Gallup posts water outage notice, warns of drinking water deficiencies
Gallup households on several streets faced a daylong water shutdown as the city also warned of unresolved drinking-water deficiencies.

Gallup residents on Philiphina Avenue, Nizhoni Boulevard, Country Club, Kiva Drive, Diamond Circle, Boulder Drive, Susan Avenue, Red Rock Drive and Linda Drive were set to lose water service for valve maintenance from 9:00 a.m. to 6:00 p.m. May 28, putting daily routines, businesses and public facilities on notice all at once.

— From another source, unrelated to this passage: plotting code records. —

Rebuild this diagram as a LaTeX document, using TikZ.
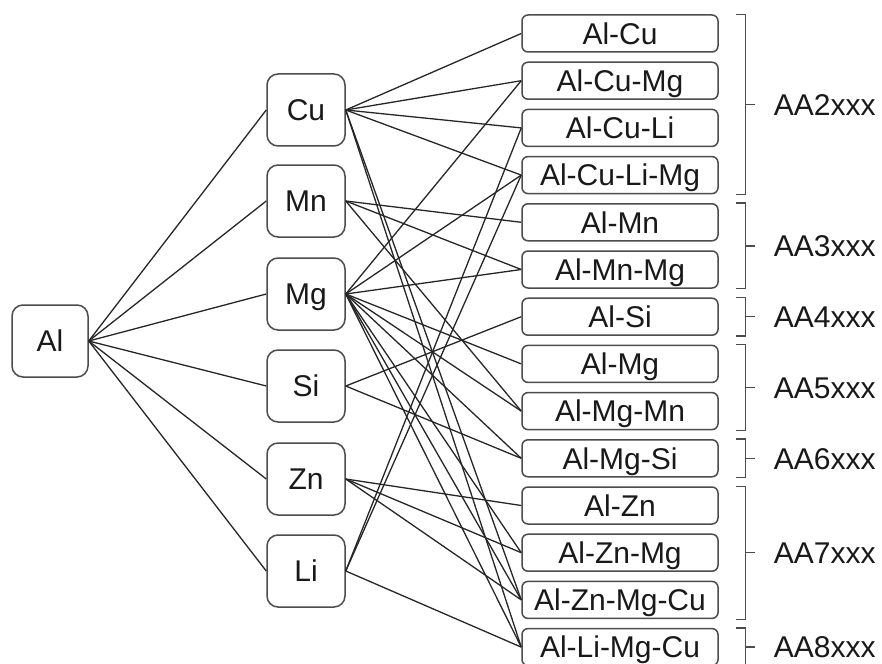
\documentclass[tikz,border=0pt]{standalone}
\usepackage{fontspec}
\setmainfont{Liberation Sans}
\usetikzlibrary{calc}
\begin{document}
\begin{tikzpicture}[x=1pt,y=-1pt,
  txt/.style={font=\fontsize{30}{36}\selectfont, text height=21.5pt, text depth=0pt, inner sep=0pt, text=black!90},
  elem/.style={txt, draw=black!70, line width=1.5pt, rounded corners=11pt, minimum width=78pt, minimum height=72pt, fill=white},
  alloy/.style={txt, draw=black!70, line width=1.5pt, rounded corners=6pt, minimum width=196pt, minimum height=37pt, fill=white},
  conn/.style={draw=black!85, line width=1.3pt},
  brk/.style={draw=black!70, line width=1.3pt},
  grp/.style={txt, anchor=west}]
\useasboundingbox (0,0) rectangle (882,663);

\node[elem, minimum width=76pt] (Al) at (50,341) {Al};
\node[elem] (Cu) at (306,110) {Cu};
\node[elem] (Mn) at (306,201) {Mn};
\node[elem] (Mg) at (306,294) {Mg};
\node[elem] (Si) at (306,386) {Si};
\node[elem] (Zn) at (306,479) {Zn};
\node[elem] (Li) at (306,571) {Li};

\foreach \i/\t in {0/Al-Cu,1/Al-Cu-Mg,2/Al-Cu-Li,3/Al-Cu-Li-Mg,4/Al-Mn,5/Al-Mn-Mg,6/Al-Si,7/Al-Mg,8/Al-Mg-Mn,9/Al-Mg-Si,10/Al-Zn,11/Al-Zn-Mg,12/Al-Zn-Mg-Cu,13/Al-Li-Mg-Cu}
  \node[alloy] (a\i) at (620,{33.5+47.2*\i}) {\t};

\foreach \e in {Cu,Mn,Mg,Si,Zn,Li}
  \draw[conn] (Al.east) -- (\e.west);

\foreach \e/\list in {Cu/{0,1,2,3,12,13}, Mn/{4,5,8}, Mg/{1,3,5,7,8,9,11,12,13}, Si/{6,9}, Zn/{10,11,12}, Li/{2,3,13}}
  \foreach \k in \list
    \draw[conn] (\e.east) -- (a\k.west);

\newcommand\grpbrace[4]{%
  \draw[brk] ([xshift=17pt]#1.north east) -- ++(10,0) |- ([xshift=17pt]#2.south east);
  \coordinate (m#3) at ($($(#1.north east)!0.5!(#2.south east)$)+(27,0)$);
  \draw[brk] (m#3) -- ++(9,0);
  \node[grp] (#3) at ($(m#3)+(28,0)$) {#4};}

\grpbrace{a0}{a3}{g2}{AA2xxx}
\grpbrace{a4}{a5}{g3}{AA3xxx}
\grpbrace{a6}{a6}{g4}{AA4xxx}
\grpbrace{a7}{a8}{g5}{AA5xxx}
\grpbrace{a9}{a9}{g6}{AA6xxx}
\grpbrace{a10}{a12}{g7}{AA7xxx}
\grpbrace{a13}{a13}{g8}{AA8xxx}
\end{tikzpicture}
\end{document}
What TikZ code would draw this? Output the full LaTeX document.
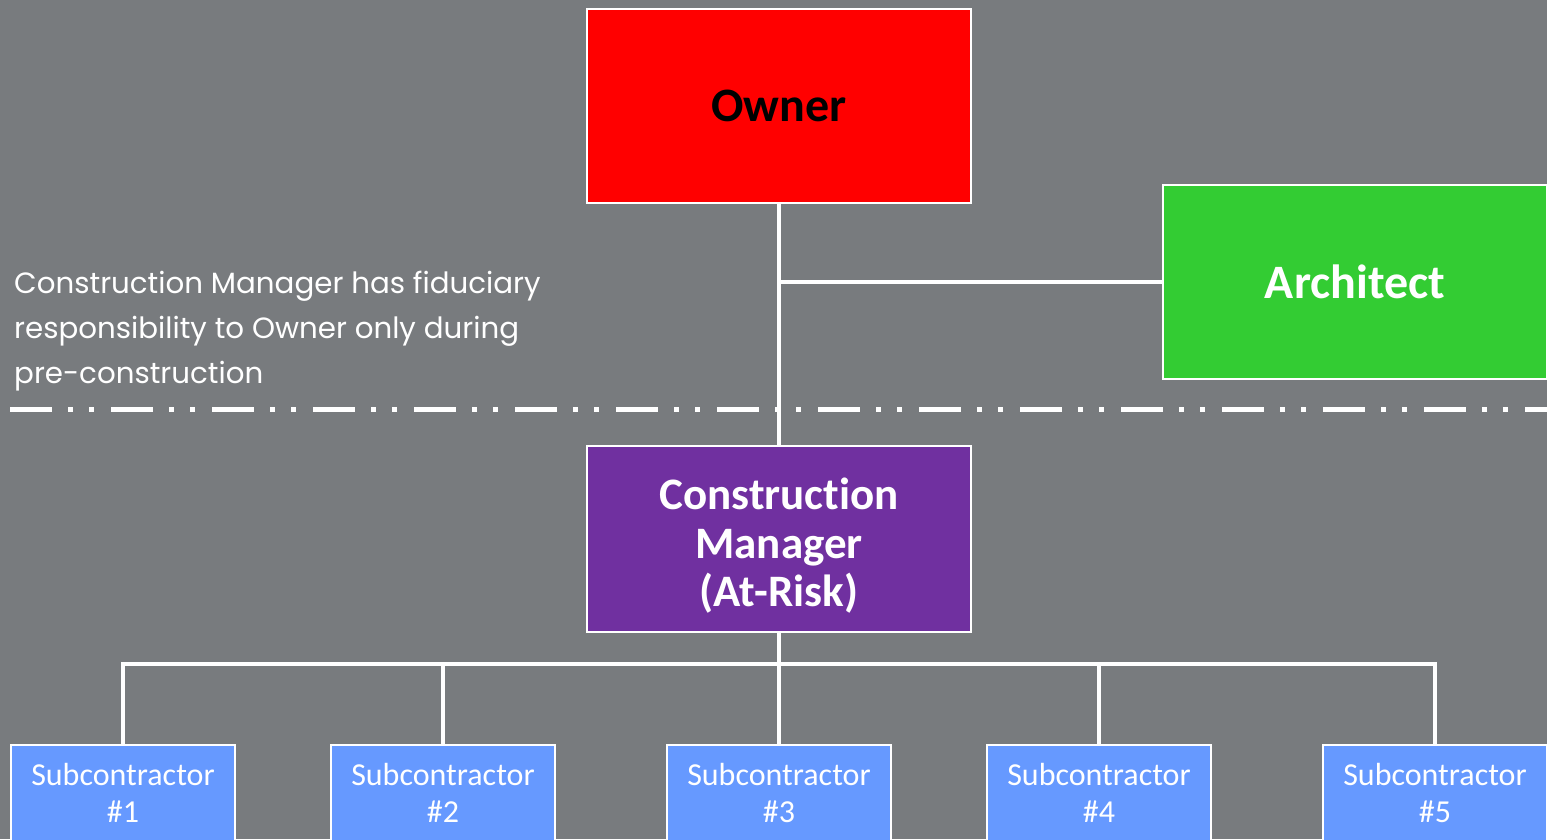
\documentclass[tikz,border=0pt]{standalone}
\usepackage{fontspec}
\setmainfont{Carlito}[Ligatures=CommonOff]
\newfontfamily\notefont{Poppins}
\begin{document}
\begin{tikzpicture}[x=1pt,y=-1pt,
  box/.style={draw=white,line width=2pt,inner sep=0pt,align=center},
  title/.style={box,minimum width=384pt,font=\bfseries\fontsize{48}{48}\selectfont},
  subbox/.style={box,fill=subblue,minimum width=224pt,minimum height=96pt,anchor=north,
    text=white,font=\fontsize{32}{37}\selectfont},
  link/.style={draw=white,line width=4pt},
  sep/.style={draw=white,line width=5pt,dash pattern=on 42pt off 16pt on 5pt off 16pt on 5pt off 17pt}]
\definecolor{bg}{RGB}{120,123,126}
\definecolor{ownerred}{RGB}{255,0,0}
\definecolor{archgreen}{RGB}{51,204,51}
\definecolor{cmpurple}{RGB}{112,48,160}
\definecolor{subblue}{RGB}{102,153,255}
\useasboundingbox (0,0) rectangle (1547,839);
\clip (0,0) rectangle (1547,839);
\fill[bg] (0,0) rectangle (1547,839);

% project parties
\node[title,fill=ownerred,minimum height=194pt] (owner) at (779,106) {Owner};
\node[title,fill=archgreen,minimum height=194pt,text=white] (arch) at (1355,282) {Architect};
\node[title,fill=cmpurple,minimum height=186pt] (cm) at (779,539) {};
\node[inner sep=0pt,align=center,text=white,font=\bfseries\fontsize{45}{48.5}\selectfont]
  (cmtext) at (779,546) {Construction\\Manager\\(At-Risk)};

% trade subcontractors
\node[subbox] (s1) at (123,744) {Subcontractor\\\#1};
\node[subbox] (s2) at (443,744) {Subcontractor\\\#2};
\node[subbox] (s3) at (779,744) {Subcontractor\\\#3};
\node[subbox] (s4) at (1099,744) {Subcontractor\\\#4};
\node[subbox] (s5) at (1435,744) {Subcontractor\\\#5};

% phase boundary
\coordinate (sepL) at (10,409);
\coordinate (sepR) at (1560,409);
\draw[sep] (sepL) -- (sepR);

% contract lines
\coordinate (bus) at (779,664);
\draw[link] (owner.south) -- (cm.north);
\draw[link] (owner.south |- arch.west) -- (arch.west);
\draw[link] (cm.south) -- (bus);
\draw[link] (s1.north) -- (s1.north |- bus) -- (s5.north |- bus) -- (s5.north);
\foreach \s in {s2,s3,s4} \draw[link] (\s.north |- bus) -- (\s.north);

% note
\node[anchor=north west,inner sep=0pt,text=white,align=left,
  font=\notefont\fontsize{29.3}{45}\selectfont] (note) at (14,271)
  {Construction Manager has fiduciary\\responsibility to Owner only during\\pre-construction};
\end{tikzpicture}
\end{document}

The outage alert came alongside a separate drinking-water notice posted by the City of Gallup on Feb. 13, warning that the city water system had not corrected significant deficiencies found in a routine sanitary survey by the New Mexico Environment Department-Water Protection Compliance & Enforcement Bureau on Oct. 17 and 18, 2023. The city said the survey found eight storage facilities that had not been recently inspected: Cresto Sr Tank, Cresto Jr Tank, Grandview Sr Tank, Grandview Jr Tank, Gamerco Tank #1 (East), Gamerco Tank #2 (Middle), Gamerco Tank #3 (West) and Church Rock Storage Tank.
City officials said customers did not need to boil water or take corrective action, but they urged residents to pass the notice along in apartments, nursing homes, schools and businesses. The city said it was cleaning and inspecting the tanks and working with the state on a corrective action plan. The state, in a notice of violation dated Feb. 9, said Gallup Water System failed to correct the sanitary-survey deficiencies within the required 120-day window and was not in compliance with Safe Drinking Water Act requirements.

The notices landed in a city that has spent years wrestling with supply limits. A July 2025 Gallup water-supply presentation said the community has relied on deep groundwater rather than surface water, has built or acquired more than 45 wells over 120 years, and now has only 15 wells still in service or operational. It said 30 wells are out of service because of falling water levels, reduced pumping, sedimentation, water-quality problems and higher costs.
That same presentation said Gallup projected in 1998 that it would not be able to meet demand by 2010 without new water sources. It also pointed to the Navajo Gallup Water Supply Project as a long-term answer, saying the project had been expected to deliver up to 7,500 acre-feet of water by Dec. 31, 2024. For Gallup and surrounding McKinley County communities, the combination of a daylong outage and a drinking-water compliance notice kept water front and center as an immediate public-service issue.